Reaktywacja Wojskowej Akademii Medycznej? Ekspert: to decyzja na wagę życia setek tysięcy ludzi

Resort obrony planuje reaktywować Wojskową Akademię Medyczną, zlikwidowaną w 2002 roku. Pomysł budzi kontrowersje w środowisku medycznym i wojskowym. – To kwestia życia lub śmierci – mówi Mariusz Gierej z Wojskowego Instytutu Medycznego.
MON rozważa powrót do modelu szkolenia wojskowych lekarzy sprzed ponad dwóch dekad. Braki kadrowe w armii są alarmujące – z 1419 etatów lekarskich obsadzonych jest tylko 829. Przy planowanej rozbudowie armii do nawet 300-400 tys. żołnierzy, liczba ta jest dramatycznie niska. Czy reaktywacja WAM to skuteczne rozwiązanie, czy raczej kosztowny krok wstecz?
Wojskowa Akademia Medyczna – reaktywacja po 20 latach?
Wojskowa Akademia Medyczna została zlikwidowana w 2002 roku. Dziś, w obliczu rosnącego zagrożenia militarnego i braków kadrowych, powraca pomysł jej odtworzenia. Mariusz Gierej, rzecznik Wojskowego Instytutu Medycznego, podkreśla, że taka decyzja ma fundamentalne znaczenie:
– To decyzja, za którą stoi odpowiedzialność za życie lub śmierć setek tysięcy ludzi – zaznacza.
Gierej dodaje, że choć WAM sprawdzała się w realiach PRL-u, dzisiejszy świat i armia są zupełnie inne.
Wojskowa medycyna vs. cywilne uczelnie – który model lepszy?
Rzecznik WIM wskazuje, że większość państw NATO nie decyduje się na odrębne wojskowe uczelnie medyczne. Zamiast tego, stawiają na interdyscyplinarne kierunki wojskowe na renomowanych uczelniach cywilnych.
– W USA, Francji czy Izraelu lekarze wojskowi kształcą się u najlepszych akademików, a jednocześnie są przygotowywani do działania na polu walki – tłumaczy Gierej.
Ten model nie tylko redukuje koszty, ale też tworzy efekt synergii – umożliwiając udział cywilnych studentów w zajęciach z medycyny wojennej, co wzmacnia cały system ochrony zdrowia.

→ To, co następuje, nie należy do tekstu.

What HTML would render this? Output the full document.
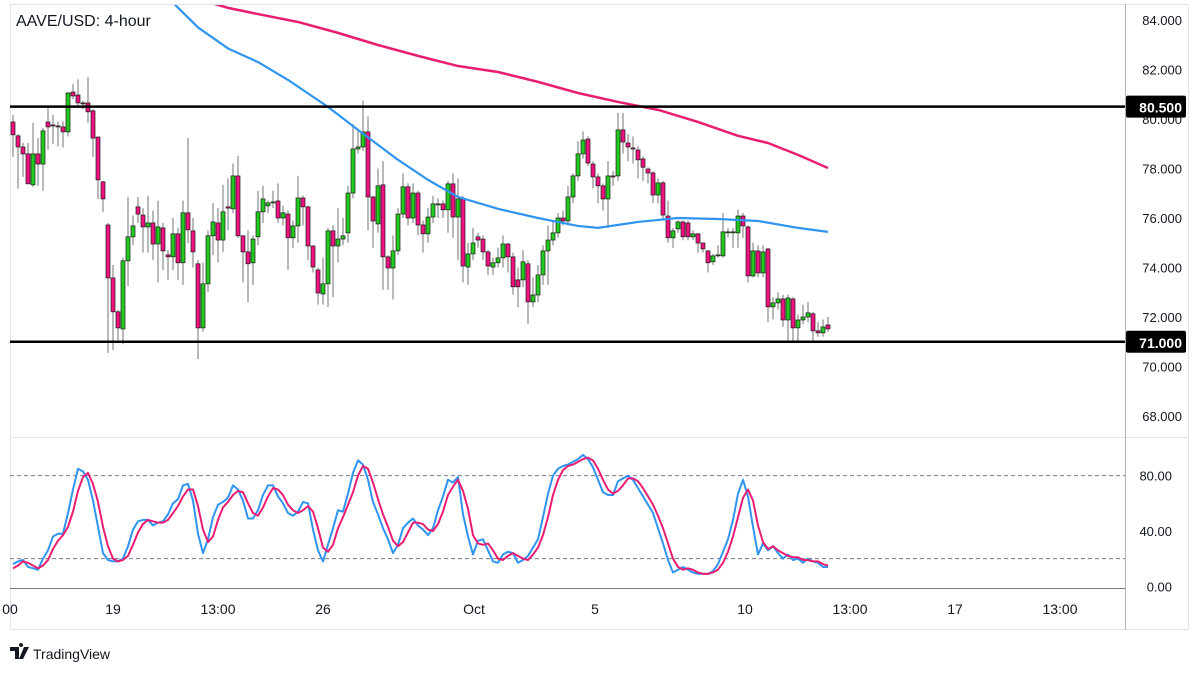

Problem kadry i infrastruktury
Ekspert zwraca uwagę, że nie wiadomo, skąd wziąć kadrę naukową dla nowej uczelni. Może dojść do drenażu specjalistów z instytutów badawczych i szpitali wojskowych, a także z uczelni cywilnych. Pojawia się też problem infrastruktury:
– W Łodzi, gdzie miałaby powstać WAM, nie ma nawet wojskowego szpitala. Czy studenci mają dojeżdżać na zajęcia do Warszawy albo Krakowa? – pyta Gierej.

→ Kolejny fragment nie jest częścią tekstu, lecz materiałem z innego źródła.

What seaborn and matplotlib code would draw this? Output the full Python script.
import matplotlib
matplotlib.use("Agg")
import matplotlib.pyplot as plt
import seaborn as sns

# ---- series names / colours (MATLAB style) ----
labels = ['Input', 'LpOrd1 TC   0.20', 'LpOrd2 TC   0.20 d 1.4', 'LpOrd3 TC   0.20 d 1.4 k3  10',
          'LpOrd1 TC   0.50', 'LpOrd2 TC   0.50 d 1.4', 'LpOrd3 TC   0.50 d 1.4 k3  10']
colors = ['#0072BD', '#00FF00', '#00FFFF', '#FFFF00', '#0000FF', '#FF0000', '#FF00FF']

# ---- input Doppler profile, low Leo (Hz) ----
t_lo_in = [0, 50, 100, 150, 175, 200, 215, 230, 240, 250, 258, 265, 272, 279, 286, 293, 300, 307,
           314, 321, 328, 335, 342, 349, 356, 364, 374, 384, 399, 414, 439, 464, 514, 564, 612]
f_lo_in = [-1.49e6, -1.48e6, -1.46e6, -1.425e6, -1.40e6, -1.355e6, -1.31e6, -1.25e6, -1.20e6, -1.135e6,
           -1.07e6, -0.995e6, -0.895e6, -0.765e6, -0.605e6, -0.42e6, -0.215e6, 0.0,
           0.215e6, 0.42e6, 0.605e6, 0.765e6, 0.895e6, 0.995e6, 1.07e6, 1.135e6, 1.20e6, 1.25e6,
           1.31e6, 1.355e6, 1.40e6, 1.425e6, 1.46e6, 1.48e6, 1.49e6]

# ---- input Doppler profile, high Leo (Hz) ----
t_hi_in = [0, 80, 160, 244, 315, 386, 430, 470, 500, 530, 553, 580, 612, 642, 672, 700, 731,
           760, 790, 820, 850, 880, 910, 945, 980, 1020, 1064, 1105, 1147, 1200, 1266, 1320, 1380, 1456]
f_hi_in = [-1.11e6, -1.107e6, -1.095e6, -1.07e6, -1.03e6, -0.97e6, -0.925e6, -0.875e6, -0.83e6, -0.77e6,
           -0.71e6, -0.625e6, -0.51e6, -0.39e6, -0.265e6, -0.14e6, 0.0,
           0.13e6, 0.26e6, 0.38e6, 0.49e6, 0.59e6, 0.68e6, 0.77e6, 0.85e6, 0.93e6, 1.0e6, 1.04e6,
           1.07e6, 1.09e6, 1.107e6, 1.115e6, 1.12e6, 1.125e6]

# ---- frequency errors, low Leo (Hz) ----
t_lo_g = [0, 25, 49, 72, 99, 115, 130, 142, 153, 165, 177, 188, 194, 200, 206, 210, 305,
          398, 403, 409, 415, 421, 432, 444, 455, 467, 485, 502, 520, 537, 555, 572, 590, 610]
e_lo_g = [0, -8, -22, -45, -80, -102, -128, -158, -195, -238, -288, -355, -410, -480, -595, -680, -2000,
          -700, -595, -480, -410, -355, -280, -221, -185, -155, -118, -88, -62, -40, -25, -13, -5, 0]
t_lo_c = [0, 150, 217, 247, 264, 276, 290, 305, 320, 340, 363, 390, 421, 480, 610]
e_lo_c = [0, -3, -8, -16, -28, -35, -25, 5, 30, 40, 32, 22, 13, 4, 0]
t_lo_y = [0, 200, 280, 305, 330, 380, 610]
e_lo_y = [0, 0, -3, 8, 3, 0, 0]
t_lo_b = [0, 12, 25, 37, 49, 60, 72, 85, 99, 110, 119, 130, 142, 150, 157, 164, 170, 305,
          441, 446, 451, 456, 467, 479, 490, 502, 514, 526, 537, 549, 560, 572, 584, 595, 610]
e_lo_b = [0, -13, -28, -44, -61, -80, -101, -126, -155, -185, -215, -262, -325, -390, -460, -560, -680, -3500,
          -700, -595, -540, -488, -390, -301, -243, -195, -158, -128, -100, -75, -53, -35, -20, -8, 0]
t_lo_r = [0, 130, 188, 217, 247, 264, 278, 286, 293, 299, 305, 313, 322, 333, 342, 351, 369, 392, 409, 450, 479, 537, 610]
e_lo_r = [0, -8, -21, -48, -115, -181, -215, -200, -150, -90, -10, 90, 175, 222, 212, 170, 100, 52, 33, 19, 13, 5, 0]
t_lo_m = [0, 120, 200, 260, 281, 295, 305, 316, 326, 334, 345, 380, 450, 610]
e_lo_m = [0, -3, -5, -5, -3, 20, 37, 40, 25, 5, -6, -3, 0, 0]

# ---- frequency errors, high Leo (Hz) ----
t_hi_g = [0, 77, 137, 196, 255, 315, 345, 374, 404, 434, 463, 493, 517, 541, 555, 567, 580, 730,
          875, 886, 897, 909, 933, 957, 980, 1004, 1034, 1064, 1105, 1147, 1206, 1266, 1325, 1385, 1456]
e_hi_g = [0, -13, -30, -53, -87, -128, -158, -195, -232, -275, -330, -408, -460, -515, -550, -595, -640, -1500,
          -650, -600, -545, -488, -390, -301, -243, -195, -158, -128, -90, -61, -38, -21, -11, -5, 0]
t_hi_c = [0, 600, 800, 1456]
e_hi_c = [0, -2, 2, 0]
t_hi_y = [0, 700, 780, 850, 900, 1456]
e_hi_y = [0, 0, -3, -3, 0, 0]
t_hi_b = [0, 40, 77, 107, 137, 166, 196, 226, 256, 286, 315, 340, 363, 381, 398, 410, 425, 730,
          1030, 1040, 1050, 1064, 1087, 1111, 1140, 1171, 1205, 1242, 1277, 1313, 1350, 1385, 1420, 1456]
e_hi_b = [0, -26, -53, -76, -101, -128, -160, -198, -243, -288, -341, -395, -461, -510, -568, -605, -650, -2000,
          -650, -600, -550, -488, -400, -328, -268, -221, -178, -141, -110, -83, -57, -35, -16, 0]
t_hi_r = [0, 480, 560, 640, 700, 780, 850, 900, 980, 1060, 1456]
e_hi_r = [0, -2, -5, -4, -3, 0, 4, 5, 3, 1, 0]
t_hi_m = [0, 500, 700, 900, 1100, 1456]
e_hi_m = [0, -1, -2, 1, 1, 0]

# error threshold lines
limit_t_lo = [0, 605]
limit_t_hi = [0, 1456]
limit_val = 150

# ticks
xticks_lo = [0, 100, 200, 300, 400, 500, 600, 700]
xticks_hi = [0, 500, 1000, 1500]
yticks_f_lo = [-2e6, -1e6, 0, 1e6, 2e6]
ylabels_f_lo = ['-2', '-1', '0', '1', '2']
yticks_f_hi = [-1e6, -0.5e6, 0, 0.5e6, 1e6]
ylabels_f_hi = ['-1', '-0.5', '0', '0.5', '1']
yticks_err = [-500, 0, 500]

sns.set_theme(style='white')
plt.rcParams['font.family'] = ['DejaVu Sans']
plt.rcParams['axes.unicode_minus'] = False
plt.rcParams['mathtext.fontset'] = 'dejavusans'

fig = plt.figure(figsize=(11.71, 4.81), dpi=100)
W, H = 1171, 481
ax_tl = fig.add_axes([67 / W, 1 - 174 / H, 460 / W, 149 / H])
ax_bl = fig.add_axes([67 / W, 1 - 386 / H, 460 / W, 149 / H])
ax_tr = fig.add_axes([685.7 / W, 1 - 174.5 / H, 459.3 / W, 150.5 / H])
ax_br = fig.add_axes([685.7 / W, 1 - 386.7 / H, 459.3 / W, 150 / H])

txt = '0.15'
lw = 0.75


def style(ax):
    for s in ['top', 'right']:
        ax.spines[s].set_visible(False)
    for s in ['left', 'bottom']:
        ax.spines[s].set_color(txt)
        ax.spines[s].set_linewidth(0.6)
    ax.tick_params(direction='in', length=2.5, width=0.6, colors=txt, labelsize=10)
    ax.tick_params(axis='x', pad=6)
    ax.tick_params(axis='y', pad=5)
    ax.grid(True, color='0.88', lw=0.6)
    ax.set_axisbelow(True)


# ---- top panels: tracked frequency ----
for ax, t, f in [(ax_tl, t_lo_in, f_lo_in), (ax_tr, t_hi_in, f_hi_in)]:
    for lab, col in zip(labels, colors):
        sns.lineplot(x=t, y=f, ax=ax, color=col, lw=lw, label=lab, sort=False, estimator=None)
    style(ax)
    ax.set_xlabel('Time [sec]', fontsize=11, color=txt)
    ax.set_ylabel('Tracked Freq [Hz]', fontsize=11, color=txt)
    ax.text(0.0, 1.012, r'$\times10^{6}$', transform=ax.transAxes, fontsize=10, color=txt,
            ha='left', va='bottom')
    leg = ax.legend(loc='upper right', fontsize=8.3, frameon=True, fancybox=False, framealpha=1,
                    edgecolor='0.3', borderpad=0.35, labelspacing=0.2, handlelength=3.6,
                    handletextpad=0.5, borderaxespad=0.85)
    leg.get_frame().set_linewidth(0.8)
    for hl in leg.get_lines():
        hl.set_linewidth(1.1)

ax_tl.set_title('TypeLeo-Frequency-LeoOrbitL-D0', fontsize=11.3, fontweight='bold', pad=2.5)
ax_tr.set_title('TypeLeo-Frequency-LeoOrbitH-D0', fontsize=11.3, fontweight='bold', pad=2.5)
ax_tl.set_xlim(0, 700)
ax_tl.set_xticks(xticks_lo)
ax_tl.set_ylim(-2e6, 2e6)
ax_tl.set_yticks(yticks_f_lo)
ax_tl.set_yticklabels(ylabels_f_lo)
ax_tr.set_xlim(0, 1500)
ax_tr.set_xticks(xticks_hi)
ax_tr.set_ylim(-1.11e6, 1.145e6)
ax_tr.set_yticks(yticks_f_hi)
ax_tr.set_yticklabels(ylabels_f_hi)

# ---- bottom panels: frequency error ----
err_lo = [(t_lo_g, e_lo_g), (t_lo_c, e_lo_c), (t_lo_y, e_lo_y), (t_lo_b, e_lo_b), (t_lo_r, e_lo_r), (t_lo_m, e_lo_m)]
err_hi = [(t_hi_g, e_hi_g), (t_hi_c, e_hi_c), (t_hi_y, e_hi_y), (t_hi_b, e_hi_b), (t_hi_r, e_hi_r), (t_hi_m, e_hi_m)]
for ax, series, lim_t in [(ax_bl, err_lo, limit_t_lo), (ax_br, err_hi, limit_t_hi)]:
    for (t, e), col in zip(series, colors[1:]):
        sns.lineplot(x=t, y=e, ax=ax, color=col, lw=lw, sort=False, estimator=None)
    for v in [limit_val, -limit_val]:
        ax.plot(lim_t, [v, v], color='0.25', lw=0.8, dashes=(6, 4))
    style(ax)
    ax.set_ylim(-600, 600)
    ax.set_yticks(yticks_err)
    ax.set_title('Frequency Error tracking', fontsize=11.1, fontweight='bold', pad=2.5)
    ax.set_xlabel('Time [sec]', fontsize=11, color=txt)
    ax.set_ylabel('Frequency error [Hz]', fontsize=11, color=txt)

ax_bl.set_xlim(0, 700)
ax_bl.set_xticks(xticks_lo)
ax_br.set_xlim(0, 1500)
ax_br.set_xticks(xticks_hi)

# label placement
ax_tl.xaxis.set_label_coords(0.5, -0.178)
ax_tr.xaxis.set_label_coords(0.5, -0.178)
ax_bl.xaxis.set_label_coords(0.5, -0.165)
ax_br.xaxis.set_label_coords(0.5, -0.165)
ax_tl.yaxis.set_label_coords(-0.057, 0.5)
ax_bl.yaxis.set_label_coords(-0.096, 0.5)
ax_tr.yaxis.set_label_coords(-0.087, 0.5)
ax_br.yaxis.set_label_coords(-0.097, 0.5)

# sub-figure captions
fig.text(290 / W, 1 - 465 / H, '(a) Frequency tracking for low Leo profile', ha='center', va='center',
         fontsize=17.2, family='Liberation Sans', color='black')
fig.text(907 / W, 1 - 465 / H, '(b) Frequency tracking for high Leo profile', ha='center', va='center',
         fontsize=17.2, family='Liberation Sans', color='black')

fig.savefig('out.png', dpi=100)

Odtworzenie pełnej samodzielności akademickiej może potrwać nawet 20 lat – tyle zajęło to poprzednio.
Nie oddzielać cywilów od wojska – lepiej współpracować
Zdaniem Giereja nie należy sztywno oddzielać medycyny wojskowej od cywilnej, bo w razie konfliktu zbrojnego to właśnie cywilne szpitale będą musiały przejąć ciężar ratowania rannych.
Potrzeba przemyślanej strategii, nie doraźnych decyzji
Mariusz Gierej podkreśla, że Polska stoi dziś przed kluczowym wyborem, który będzie miał wpływ na całą przyszłość systemu ochrony zdrowia – zarówno wojskowego, jak i cywilnego.
– To nie tylko kwestia uczelni. To kwestia strategii obronnej państwa i gotowości do realnych zagrożeń. Efekty tej decyzji zobaczymy dopiero za lata, gdy obecni decydenci mogą być już w zupełnie innym miejscu – mówi.